I hate what they've done to Bishop.
 
Don't forget the total bastardization of Bishop. He went from solid supporting X-character to rabid villain in a couple issues.

It was inevitable considering he was the only X-Man to side with Iron Man during CIVIL WAR despite for the flimsiest of reasons. He comes from a future where human-made Sentinels rule the world and feels that following an armored man overreacting to some unlicensed vigilantes is in mutantkind's best interests!? Especially when that meant using Sentinels to hold mutants in a camp for a while?

In my defense, I always hated Bishop in the comics. Him being a rabid villain does nothing to make me like him more or less.

Just a correction, you're thinking of Messiah Complex. Messiah War is the event that's just started in X-Force and Cable.

Just a heads-up because I agree with what you're saying for the most part.

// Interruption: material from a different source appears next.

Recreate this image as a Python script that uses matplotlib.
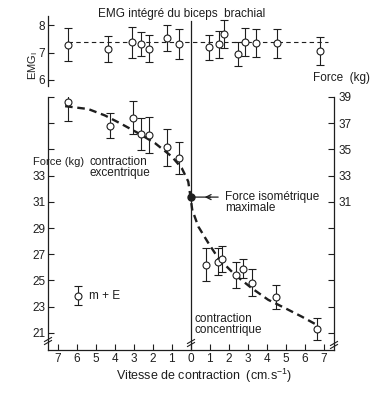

Fair enough. All I know is that Stryfe is returning, and Marvel's inability to let go of Rob Liefield ideas continues. Seriously, sit and think about how many Liefield creations or franchises are still running or often relaunched.
 
It doesn't matter if Liefeld created them back in the day for me. As long as they have sufficiant development since their creation, I don't care. Like a certain crimson comedian who is still thought of as Liefeld created "EXTREEEEME!!!111" character with no depth by some.
 
I don't know what you're talking about. Joe Kelly created the Deadpool that matters.